_BRIEF:_ Below are the records; give again exactly the lines from the one containing "Write the Apache ECharts code for this chart." through the one containing "const previousExp = [[3, 1100], [9, 1100]];", leaving out pictures.

_DATA SHOWN:_

● ● ● ●

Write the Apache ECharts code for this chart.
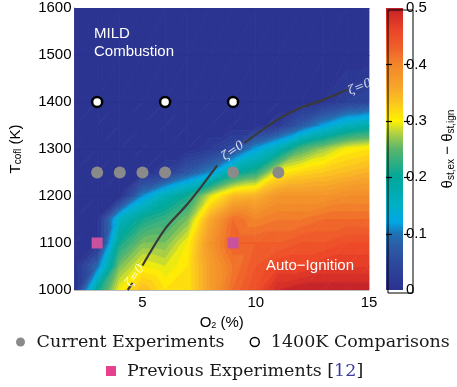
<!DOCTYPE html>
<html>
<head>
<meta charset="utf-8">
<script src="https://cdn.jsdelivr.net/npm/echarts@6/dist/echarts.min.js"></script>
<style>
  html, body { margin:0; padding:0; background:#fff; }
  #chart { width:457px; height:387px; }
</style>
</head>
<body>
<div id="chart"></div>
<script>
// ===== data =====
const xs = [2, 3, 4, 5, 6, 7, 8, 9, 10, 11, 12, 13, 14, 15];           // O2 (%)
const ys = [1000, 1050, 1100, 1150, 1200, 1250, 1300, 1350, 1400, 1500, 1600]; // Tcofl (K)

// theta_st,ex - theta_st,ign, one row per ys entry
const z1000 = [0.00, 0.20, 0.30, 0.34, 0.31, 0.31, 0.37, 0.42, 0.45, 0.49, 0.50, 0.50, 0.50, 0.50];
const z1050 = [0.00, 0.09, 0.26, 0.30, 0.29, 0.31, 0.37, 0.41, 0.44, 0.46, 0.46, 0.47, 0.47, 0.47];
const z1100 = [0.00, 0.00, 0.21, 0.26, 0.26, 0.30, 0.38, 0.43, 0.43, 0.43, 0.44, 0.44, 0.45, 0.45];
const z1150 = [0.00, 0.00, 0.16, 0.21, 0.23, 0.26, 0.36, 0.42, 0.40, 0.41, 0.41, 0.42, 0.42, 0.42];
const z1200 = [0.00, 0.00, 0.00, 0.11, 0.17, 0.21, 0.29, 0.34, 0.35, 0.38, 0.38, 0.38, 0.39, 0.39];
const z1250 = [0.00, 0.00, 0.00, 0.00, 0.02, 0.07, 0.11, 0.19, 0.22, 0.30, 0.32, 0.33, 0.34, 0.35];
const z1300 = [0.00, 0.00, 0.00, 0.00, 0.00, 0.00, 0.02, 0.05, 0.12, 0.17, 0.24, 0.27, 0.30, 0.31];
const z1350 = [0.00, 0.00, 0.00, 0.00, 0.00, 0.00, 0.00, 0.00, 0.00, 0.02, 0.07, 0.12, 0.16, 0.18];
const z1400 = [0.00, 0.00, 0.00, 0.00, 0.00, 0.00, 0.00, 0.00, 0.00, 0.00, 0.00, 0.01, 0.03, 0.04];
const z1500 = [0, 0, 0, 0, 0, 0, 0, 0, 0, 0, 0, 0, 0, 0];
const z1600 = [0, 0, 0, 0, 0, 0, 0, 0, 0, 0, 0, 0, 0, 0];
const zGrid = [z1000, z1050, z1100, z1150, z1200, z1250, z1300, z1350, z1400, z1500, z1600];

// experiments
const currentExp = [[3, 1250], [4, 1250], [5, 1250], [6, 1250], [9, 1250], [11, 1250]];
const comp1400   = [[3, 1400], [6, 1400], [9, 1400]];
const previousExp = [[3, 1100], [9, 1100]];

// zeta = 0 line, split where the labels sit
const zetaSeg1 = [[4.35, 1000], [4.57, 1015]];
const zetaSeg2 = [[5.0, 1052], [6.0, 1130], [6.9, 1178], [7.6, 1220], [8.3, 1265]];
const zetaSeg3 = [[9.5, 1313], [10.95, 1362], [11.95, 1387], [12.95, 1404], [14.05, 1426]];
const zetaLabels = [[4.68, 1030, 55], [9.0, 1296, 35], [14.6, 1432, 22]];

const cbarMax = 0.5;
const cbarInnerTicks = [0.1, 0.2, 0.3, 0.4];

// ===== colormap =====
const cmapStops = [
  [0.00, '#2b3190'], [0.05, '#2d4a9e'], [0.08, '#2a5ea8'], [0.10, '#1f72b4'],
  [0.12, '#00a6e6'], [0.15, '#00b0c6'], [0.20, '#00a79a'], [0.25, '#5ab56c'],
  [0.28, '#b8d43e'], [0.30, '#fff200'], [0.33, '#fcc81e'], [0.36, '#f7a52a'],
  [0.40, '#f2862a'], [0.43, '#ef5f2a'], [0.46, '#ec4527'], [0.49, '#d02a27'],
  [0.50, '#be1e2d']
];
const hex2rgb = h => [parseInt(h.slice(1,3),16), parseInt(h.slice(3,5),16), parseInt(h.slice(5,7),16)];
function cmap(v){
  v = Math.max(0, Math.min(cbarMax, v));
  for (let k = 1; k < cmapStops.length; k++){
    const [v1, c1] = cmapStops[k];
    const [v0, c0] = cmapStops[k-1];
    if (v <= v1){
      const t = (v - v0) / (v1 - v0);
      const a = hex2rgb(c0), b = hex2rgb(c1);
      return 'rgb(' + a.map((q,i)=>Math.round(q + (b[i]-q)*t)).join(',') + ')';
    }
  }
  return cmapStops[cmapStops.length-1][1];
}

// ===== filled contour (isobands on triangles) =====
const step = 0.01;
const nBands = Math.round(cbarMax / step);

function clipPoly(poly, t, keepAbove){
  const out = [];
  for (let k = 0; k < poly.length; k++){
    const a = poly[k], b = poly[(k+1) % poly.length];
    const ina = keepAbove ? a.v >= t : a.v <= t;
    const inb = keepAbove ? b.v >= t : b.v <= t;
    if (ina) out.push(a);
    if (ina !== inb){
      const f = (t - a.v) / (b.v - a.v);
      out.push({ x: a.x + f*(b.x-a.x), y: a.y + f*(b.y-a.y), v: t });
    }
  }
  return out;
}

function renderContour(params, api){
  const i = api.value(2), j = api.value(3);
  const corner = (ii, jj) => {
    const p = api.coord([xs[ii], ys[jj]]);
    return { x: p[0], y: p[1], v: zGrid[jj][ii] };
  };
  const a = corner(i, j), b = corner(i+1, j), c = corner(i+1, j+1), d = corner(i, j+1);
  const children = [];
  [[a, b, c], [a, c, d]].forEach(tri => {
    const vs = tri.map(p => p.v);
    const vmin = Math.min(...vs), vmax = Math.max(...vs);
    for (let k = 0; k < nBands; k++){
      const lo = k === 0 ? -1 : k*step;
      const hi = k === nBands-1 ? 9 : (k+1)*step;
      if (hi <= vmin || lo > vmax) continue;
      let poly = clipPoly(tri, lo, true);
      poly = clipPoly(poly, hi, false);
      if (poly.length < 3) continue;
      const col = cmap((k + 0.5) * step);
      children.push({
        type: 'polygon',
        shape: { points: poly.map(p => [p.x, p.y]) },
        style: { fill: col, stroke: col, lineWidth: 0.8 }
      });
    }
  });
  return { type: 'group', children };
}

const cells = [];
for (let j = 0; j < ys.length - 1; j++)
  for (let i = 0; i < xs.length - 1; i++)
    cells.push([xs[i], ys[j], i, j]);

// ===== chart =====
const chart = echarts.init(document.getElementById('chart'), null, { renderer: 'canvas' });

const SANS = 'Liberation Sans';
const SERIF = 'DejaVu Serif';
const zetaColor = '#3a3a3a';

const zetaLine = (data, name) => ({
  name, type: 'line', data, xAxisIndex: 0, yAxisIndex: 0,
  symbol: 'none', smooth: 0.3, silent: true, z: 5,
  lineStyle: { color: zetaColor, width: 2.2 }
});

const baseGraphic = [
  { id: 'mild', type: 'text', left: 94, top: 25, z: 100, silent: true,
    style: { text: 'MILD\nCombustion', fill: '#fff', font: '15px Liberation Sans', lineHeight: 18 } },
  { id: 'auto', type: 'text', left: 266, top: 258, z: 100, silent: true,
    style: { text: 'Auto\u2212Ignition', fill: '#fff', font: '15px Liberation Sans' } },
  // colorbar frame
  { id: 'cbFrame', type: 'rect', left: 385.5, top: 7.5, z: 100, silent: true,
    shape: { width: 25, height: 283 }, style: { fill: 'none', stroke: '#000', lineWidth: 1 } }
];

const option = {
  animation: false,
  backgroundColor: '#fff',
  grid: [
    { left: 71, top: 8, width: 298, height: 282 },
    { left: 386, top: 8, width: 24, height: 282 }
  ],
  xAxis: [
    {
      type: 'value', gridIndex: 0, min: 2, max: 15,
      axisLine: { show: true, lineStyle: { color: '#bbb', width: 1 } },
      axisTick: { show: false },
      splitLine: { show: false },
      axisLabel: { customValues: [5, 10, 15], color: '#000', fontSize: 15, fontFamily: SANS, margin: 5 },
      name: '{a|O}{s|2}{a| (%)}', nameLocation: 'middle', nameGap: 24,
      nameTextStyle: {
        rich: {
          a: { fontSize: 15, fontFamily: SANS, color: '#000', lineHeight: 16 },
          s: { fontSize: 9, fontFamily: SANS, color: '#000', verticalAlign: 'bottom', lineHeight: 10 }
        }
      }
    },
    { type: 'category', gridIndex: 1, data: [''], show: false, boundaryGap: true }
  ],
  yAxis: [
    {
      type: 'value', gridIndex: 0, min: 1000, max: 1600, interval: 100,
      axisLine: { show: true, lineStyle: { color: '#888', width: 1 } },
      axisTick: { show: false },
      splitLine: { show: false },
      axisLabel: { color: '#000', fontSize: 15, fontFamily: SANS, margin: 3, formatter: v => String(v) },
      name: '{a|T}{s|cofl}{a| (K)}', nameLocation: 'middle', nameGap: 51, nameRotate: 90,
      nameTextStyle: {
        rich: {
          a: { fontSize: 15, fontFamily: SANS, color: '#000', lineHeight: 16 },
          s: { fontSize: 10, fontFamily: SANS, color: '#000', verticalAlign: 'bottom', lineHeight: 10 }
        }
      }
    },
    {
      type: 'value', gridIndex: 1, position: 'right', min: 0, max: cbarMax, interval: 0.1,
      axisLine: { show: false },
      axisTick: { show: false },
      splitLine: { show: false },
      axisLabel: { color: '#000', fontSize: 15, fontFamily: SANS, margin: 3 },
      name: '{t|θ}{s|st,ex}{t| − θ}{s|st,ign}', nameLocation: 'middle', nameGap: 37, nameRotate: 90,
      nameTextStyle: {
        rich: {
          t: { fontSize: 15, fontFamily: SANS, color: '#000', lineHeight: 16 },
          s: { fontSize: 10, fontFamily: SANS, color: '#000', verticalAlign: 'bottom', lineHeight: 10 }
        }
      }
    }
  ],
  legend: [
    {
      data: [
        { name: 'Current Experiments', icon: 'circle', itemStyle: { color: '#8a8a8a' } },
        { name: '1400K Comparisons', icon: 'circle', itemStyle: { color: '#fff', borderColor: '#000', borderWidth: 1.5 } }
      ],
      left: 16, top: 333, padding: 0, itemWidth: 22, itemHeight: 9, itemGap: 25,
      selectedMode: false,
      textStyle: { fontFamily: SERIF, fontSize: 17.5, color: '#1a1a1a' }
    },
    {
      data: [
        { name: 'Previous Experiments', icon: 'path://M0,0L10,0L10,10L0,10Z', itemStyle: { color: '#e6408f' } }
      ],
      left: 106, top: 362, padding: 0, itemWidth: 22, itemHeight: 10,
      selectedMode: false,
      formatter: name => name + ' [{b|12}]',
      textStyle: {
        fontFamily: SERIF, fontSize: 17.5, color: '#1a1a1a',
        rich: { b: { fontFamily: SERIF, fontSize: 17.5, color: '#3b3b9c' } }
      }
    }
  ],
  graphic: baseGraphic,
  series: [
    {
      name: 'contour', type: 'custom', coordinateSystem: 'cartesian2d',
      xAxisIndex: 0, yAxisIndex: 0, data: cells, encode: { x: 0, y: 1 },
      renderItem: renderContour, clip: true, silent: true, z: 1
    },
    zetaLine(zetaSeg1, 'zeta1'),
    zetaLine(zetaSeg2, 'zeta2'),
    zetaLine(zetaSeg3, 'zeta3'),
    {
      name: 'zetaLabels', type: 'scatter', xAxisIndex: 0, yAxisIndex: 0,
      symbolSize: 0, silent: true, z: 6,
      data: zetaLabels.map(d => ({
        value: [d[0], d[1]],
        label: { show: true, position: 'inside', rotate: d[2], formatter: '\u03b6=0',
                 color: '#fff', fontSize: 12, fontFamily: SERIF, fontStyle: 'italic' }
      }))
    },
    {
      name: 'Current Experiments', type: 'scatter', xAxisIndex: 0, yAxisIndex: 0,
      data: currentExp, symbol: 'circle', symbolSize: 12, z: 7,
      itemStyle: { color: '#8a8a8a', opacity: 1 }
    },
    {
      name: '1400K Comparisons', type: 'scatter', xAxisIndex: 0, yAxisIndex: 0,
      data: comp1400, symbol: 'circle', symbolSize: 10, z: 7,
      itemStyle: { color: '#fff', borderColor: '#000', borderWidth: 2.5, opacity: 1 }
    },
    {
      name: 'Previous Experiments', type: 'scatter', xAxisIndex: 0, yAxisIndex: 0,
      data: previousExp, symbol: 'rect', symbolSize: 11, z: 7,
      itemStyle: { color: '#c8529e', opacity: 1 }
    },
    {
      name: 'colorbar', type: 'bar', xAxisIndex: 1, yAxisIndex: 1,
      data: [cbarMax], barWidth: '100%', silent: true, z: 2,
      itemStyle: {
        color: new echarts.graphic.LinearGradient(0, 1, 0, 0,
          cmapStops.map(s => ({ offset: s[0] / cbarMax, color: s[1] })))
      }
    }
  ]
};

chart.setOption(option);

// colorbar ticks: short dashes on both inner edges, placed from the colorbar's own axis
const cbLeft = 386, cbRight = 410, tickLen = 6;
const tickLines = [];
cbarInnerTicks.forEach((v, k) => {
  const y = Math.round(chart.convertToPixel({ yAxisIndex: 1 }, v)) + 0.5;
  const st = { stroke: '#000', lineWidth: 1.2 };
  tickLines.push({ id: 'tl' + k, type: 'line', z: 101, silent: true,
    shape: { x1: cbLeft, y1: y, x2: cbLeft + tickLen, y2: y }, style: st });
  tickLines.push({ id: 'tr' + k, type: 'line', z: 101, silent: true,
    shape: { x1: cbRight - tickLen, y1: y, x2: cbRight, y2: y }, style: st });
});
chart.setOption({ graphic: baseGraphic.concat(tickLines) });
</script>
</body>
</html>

● ● ● ●

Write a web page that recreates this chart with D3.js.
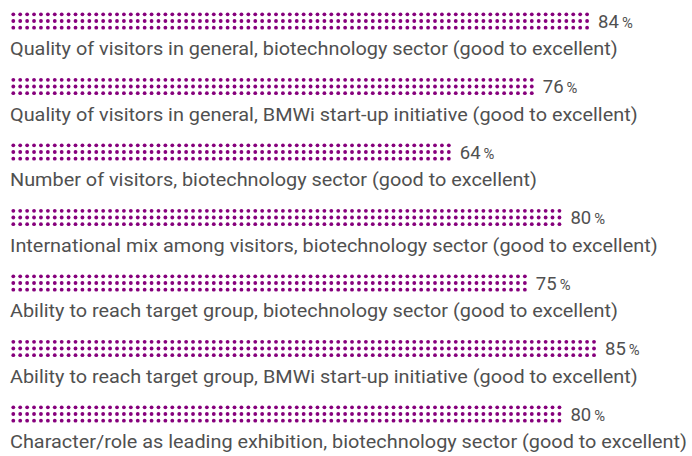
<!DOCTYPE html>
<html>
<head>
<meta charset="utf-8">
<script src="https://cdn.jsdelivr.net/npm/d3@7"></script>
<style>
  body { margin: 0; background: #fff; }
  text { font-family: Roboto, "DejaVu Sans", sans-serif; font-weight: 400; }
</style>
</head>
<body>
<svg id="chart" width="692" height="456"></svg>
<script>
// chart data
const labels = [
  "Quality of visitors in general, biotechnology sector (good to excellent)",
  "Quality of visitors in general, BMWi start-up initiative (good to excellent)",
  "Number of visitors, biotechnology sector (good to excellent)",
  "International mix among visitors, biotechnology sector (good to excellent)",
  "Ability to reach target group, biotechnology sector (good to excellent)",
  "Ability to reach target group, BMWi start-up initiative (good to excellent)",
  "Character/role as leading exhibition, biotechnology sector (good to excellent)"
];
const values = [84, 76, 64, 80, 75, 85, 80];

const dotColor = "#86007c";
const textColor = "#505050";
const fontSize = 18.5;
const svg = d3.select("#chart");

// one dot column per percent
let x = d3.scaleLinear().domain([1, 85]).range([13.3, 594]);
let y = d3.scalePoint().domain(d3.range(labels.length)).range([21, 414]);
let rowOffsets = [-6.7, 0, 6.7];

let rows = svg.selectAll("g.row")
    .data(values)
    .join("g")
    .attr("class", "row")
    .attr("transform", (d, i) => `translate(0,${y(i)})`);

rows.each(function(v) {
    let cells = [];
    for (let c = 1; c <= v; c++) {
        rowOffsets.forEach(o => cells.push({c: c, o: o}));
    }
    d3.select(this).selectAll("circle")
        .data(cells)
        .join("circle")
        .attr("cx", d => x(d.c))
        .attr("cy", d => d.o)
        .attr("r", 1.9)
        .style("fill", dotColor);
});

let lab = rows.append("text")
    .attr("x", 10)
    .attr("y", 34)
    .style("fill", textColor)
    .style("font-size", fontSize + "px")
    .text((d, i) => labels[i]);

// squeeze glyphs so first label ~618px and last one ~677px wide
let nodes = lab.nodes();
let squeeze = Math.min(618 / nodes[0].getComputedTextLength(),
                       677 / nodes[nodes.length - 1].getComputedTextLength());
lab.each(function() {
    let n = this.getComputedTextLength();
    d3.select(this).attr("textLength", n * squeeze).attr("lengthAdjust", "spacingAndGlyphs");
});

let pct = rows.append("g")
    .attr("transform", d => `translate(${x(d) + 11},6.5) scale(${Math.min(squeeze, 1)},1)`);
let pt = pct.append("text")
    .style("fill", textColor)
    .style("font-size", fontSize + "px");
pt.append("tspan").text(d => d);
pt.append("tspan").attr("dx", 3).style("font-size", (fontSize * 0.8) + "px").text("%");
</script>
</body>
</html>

● ● ● ●

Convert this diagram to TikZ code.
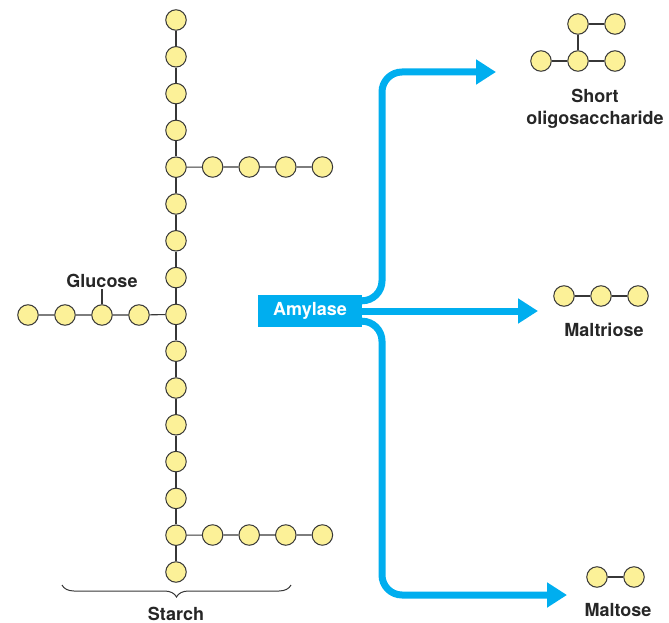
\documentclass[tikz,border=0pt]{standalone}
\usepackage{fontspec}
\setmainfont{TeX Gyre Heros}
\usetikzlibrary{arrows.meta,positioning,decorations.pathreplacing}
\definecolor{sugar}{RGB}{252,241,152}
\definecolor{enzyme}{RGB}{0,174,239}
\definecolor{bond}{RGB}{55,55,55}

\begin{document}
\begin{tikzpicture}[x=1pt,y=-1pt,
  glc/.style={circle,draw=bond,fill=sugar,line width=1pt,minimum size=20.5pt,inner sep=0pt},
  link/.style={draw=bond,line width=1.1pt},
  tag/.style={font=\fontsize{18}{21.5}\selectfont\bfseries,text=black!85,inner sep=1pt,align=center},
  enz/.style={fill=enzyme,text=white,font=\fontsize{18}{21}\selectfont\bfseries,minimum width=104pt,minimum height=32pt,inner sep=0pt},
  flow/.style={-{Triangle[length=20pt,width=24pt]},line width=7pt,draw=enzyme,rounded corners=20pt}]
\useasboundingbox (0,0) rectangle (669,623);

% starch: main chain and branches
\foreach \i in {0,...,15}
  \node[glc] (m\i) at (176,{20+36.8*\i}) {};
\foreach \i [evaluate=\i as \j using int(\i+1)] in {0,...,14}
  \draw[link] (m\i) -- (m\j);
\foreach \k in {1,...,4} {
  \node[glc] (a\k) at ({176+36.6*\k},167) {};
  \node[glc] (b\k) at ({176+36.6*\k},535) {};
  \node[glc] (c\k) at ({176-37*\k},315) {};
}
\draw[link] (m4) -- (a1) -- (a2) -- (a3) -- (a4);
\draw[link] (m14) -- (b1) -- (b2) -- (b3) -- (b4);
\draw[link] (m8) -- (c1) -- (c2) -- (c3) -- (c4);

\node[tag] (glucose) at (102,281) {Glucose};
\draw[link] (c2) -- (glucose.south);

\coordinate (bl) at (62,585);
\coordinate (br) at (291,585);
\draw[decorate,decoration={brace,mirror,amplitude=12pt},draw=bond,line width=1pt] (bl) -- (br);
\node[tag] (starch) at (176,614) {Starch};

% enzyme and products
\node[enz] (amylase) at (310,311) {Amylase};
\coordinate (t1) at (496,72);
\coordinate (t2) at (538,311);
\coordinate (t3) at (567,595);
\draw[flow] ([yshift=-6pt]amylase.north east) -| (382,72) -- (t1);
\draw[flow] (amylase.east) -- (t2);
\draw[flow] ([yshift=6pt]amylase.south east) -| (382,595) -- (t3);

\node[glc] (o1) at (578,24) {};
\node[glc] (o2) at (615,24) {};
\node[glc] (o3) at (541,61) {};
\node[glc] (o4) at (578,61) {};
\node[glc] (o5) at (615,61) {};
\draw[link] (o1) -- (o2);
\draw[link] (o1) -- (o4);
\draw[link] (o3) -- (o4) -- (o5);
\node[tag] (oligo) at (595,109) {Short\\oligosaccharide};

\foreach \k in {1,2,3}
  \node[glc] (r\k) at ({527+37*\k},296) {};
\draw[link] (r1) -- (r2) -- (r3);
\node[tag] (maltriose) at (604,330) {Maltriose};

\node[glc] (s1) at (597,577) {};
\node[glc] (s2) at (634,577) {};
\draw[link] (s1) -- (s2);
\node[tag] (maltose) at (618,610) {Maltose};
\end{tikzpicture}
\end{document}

● ● ● ●

_RESULT FOR THIS TASK:_
Write the Apache ECharts code for this chart.
<!DOCTYPE html>
<html>
<head>
<meta charset="utf-8">
<script src="https://cdn.jsdelivr.net/npm/echarts@6/dist/echarts.min.js"></script>
<style>
  html, body { margin:0; padding:0; background:#fff; }
  #chart { width:457px; height:387px; }
</style>
</head>
<body>
<div id="chart"></div>
<script>
// ===== data =====
const xs = [2, 3, 4, 5, 6, 7, 8, 9, 10, 11, 12, 13, 14, 15];           // O2 (%)
const ys = [1000, 1050, 1100, 1150, 1200, 1250, 1300, 1350, 1400, 1500, 1600]; // Tcofl (K)

// theta_st,ex - theta_st,ign, one row per ys entry
const z1000 = [0.00, 0.20, 0.30, 0.34, 0.31, 0.31, 0.37, 0.42, 0.45, 0.49, 0.50, 0.50, 0.50, 0.50];
const z1050 = [0.00, 0.09, 0.26, 0.30, 0.29, 0.31, 0.37, 0.41, 0.44, 0.46, 0.46, 0.47, 0.47, 0.47];
const z1100 = [0.00, 0.00, 0.21, 0.26, 0.26, 0.30, 0.38, 0.43, 0.43, 0.43, 0.44, 0.44, 0.45, 0.45];
const z1150 = [0.00, 0.00, 0.16, 0.21, 0.23, 0.26, 0.36, 0.42, 0.40, 0.41, 0.41, 0.42, 0.42, 0.42];
const z1200 = [0.00, 0.00, 0.00, 0.11, 0.17, 0.21, 0.29, 0.34, 0.35, 0.38, 0.38, 0.38, 0.39, 0.39];
const z1250 = [0.00, 0.00, 0.00, 0.00, 0.02, 0.07, 0.11, 0.19, 0.22, 0.30, 0.32, 0.33, 0.34, 0.35];
const z1300 = [0.00, 0.00, 0.00, 0.00, 0.00, 0.00, 0.02, 0.05, 0.12, 0.17, 0.24, 0.27, 0.30, 0.31];
const z1350 = [0.00, 0.00, 0.00, 0.00, 0.00, 0.00, 0.00, 0.00, 0.00, 0.02, 0.07, 0.12, 0.16, 0.18];
const z1400 = [0.00, 0.00, 0.00, 0.00, 0.00, 0.00, 0.00, 0.00, 0.00, 0.00, 0.00, 0.01, 0.03, 0.04];
const z1500 = [0, 0, 0, 0, 0, 0, 0, 0, 0, 0, 0, 0, 0, 0];
const z1600 = [0, 0, 0, 0, 0, 0, 0, 0, 0, 0, 0, 0, 0, 0];
const zGrid = [z1000, z1050, z1100, z1150, z1200, z1250, z1300, z1350, z1400, z1500, z1600];

// experiments
const currentExp = [[3, 1250], [4, 1250], [5, 1250], [6, 1250], [9, 1250], [11, 1250]];
const comp1400   = [[3, 1400], [6, 1400], [9, 1400]];
const previousExp = [[3, 1100], [9, 1100]];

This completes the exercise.